The above poses a problem for the proposed removal of PD - the existence of what might be an historical bug reduces the support in 5.0 for shells from "MPI with group scheme and PD" to "serial with group scheme." We have a few open bugs for / suspicions of the shell code (#879, #993, #713). I suggest we proceed with removing PD, and require the complex/sw test to run with 1 rank, unless/until someone wants to find out what the real problem is. Hopefully, with the interest in polarizable models expressed in #1292 that will be sooner rather than later!
Issue fatal errors rather than use broken shell code
Fix sw test case
The former version had trouble reproducing the serial results in some
cases in parallel. This change replaces the input conf.gro file with
the confout.gro file from the former version of the test run in
Reference mode, because that starting configuration seems more
stable. The former input .gro file had velocities for particles named
DW, but it is not known whether this is related to the problem.
Also switched it to use ns-type=grid in line with future changes in
Reinstate shell code with DD
Further work on the complex/sw test case in the 5.0 regressiontests
branch reveals that the initial conditions may have been the reason
for the problems observed with DD and more than one node, rather than
Made shells work with the Verlet scheme
The issue was that atoms iso charge group should be put in the box.
Additionally water_pol only worked within a charge group, now fixed.
Note that with shells working across charge groups, which is always
the case with the Verlet scheme, no shell prediction is done.
We should implement prediction, since it improves performance.
#1 Updated by Justin Lemkul almost 5 years ago
Thanks for pointing this out, Mark.
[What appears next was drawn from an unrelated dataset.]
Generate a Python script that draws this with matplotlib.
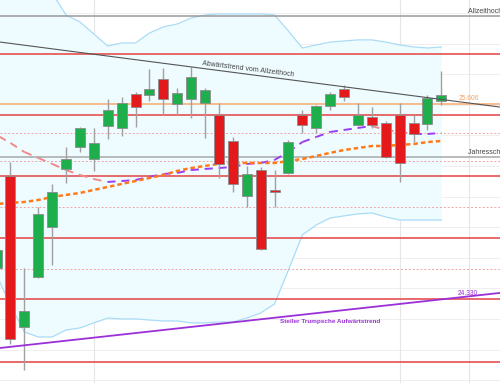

I'm currently working through the code to see which parts I can reuse and which functions I will have to write on my own for our implementation of the Drude model. I remain hopeful that Drude will be fairly straightforward and should play nicely with parallelism, DD, etc because the Drudes are not really special - they're just low-mass particles in our force field. There are some bells and whistles with bonded interactions, temperature, and Thole screening, but those should be fairly simple to add in. Nothing I'm planning to do should be inherently dependent upon PD, unless I am reusing some aspect of the shell code that needs it. If that's the case, I'm sure I'll come across it and will probably just rewrite whatever that function happens to be.
#3 Updated by Mark Abraham almost 5 years ago
Roland observed at https://gerrit.gromacs.org/#/c/2703/:
Of course DD isn't suppose to give the exact same results for different number of domains. But it is odd that for just complex/sw the difference between 1 domain and 2 is larger than our margin. Also the results for 2,3,4,5 domains are all very similar. On the other hand if one takes the results after 20 steps (confout.gro) generated with either 1 or 2 domains as starting configuration (conf.gro), and regenerates the reference values, then the tests pass. So it might just be that the starting configuration is particular sensitive to the rounding error of DD.
#8 Updated by Berk Hess over 4 years ago
- Status changed from New to Fix uploaded
- Target version set to 4.6.6
The uploaded a fix, which was relatively simple.
But without charge groups there is not shell prediction. This means that for the test we need reasonable initial shell coordinates, which can done by e.g. running one step of md and using confout.gro.
Also not using prediction deteriorates performance, I filed a feature issue #1522 for this.